Problem requirements
Transcribe every line from the top down to the line with "[0.6, 1.4, 2.5];", both ends included, but not the pictures.

Material
## Start
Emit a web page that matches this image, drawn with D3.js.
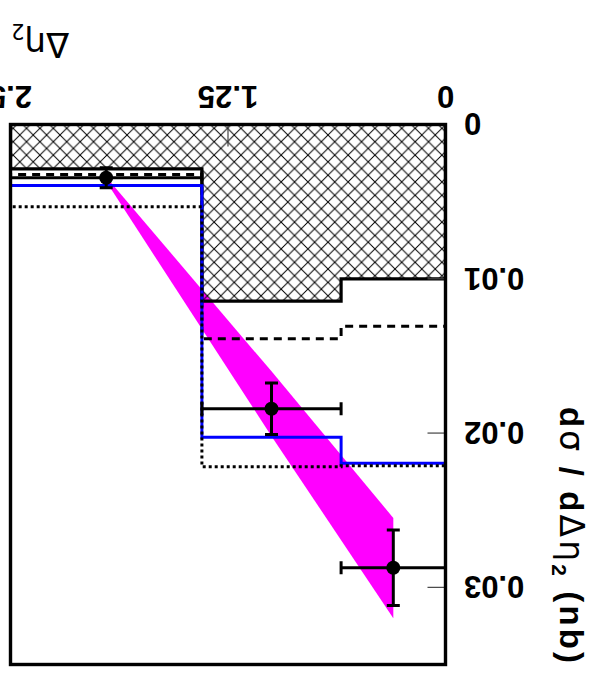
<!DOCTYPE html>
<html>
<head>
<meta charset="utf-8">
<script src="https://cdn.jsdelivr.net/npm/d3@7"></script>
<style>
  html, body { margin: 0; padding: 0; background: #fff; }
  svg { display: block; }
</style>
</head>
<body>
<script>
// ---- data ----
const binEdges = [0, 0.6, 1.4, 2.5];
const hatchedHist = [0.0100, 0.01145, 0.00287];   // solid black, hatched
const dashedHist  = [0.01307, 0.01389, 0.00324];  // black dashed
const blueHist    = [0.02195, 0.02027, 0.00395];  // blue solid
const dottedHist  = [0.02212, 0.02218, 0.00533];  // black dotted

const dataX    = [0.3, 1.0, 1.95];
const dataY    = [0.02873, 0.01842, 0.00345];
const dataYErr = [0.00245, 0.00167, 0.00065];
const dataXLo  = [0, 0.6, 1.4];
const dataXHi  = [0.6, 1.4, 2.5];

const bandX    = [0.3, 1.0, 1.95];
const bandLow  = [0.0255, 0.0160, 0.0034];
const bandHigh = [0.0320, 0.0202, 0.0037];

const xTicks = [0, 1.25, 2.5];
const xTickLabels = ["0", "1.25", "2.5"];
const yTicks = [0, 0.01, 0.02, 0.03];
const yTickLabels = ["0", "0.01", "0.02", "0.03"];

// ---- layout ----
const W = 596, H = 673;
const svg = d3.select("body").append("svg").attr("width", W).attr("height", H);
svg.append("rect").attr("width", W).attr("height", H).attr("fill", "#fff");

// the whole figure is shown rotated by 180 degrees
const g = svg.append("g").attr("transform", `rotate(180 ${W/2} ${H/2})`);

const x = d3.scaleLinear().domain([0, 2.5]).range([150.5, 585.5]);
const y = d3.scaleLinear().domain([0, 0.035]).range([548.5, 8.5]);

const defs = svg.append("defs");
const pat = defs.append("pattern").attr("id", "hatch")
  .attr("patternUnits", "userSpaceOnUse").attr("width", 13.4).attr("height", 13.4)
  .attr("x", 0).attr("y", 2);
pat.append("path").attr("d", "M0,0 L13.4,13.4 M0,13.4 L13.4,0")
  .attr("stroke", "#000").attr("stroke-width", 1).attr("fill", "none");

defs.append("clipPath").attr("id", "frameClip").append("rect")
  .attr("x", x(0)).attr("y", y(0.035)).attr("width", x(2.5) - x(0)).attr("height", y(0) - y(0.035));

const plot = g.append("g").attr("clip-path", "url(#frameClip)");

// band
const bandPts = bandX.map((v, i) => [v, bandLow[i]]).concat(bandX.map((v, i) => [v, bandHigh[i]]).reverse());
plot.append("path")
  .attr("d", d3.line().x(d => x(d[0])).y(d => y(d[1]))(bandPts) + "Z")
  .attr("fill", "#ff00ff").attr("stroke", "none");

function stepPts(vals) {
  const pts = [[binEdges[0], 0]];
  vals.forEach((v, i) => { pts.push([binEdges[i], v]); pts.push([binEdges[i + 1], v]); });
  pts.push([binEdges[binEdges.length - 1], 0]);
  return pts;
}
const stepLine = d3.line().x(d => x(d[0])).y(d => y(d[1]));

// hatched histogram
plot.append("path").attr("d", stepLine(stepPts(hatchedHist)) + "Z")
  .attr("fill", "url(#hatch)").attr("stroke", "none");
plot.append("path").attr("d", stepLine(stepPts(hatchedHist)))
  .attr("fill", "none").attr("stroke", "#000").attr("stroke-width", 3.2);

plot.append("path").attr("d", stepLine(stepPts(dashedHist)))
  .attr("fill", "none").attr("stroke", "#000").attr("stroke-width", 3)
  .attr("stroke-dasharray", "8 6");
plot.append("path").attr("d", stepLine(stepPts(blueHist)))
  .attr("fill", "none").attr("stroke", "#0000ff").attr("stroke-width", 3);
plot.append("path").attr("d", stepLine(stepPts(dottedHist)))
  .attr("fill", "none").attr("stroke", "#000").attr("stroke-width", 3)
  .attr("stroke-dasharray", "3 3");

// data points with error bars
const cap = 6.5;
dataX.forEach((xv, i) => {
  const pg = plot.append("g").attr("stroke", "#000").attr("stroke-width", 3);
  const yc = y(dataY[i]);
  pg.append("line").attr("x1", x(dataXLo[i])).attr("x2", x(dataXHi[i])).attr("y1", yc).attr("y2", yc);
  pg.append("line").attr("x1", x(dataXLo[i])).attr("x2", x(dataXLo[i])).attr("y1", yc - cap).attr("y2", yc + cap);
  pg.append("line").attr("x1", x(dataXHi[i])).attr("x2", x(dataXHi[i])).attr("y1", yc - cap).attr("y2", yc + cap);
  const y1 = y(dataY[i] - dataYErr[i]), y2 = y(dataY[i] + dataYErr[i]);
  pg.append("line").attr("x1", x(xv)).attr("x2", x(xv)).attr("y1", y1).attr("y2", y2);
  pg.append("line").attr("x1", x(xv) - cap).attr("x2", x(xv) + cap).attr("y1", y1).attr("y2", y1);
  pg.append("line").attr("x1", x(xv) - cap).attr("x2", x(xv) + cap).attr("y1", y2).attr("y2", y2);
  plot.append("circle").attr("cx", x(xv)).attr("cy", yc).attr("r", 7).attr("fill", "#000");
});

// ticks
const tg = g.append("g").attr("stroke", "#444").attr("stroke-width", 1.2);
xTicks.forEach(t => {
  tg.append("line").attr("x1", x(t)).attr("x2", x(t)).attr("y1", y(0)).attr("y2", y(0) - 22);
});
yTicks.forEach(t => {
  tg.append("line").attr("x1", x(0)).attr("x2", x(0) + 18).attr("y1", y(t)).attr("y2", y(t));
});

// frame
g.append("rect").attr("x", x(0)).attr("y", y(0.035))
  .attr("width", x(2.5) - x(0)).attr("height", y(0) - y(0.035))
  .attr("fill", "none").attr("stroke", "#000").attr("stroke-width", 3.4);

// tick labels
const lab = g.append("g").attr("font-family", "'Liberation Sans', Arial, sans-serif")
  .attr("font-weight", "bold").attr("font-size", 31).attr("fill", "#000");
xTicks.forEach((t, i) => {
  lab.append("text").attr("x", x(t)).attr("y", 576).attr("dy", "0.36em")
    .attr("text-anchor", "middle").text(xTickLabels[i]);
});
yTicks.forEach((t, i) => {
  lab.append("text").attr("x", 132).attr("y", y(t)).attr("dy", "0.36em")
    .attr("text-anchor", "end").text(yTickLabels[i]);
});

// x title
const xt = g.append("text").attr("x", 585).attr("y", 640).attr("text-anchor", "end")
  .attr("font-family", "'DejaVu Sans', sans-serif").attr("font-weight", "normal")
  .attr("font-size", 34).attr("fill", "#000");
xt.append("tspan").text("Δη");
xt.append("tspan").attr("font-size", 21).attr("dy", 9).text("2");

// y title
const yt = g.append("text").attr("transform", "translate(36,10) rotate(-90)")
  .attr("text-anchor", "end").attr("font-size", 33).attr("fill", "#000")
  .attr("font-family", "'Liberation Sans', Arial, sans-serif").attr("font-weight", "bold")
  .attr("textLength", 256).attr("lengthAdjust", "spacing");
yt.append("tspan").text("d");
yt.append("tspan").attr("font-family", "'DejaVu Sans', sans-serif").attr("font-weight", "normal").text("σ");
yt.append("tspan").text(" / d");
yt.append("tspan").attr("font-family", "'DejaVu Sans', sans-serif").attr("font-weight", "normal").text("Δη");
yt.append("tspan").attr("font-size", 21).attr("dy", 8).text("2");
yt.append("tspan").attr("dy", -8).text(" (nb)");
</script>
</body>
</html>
## End
Worked answer
Emit a web page that matches this image, drawn with D3.js.
<!DOCTYPE html>
<html>
<head>
<meta charset="utf-8">
<script src="https://cdn.jsdelivr.net/npm/d3@7"></script>
<style>
  html, body { margin: 0; padding: 0; background: #fff; }
  svg { display: block; }
</style>
</head>
<body>
<script>
// ---- data ----
const binEdges = [0, 0.6, 1.4, 2.5];
const hatchedHist = [0.0100, 0.01145, 0.00287];   // solid black, hatched
const dashedHist  = [0.01307, 0.01389, 0.00324];  // black dashed
const blueHist    = [0.02195, 0.02027, 0.00395];  // blue solid
const dottedHist  = [0.02212, 0.02218, 0.00533];  // black dotted

const dataX    = [0.3, 1.0, 1.95];
const dataY    = [0.02873, 0.01842, 0.00345];
const dataYErr = [0.00245, 0.00167, 0.00065];
const dataXLo  = [0, 0.6, 1.4];
const dataXHi  = [0.6, 1.4, 2.5];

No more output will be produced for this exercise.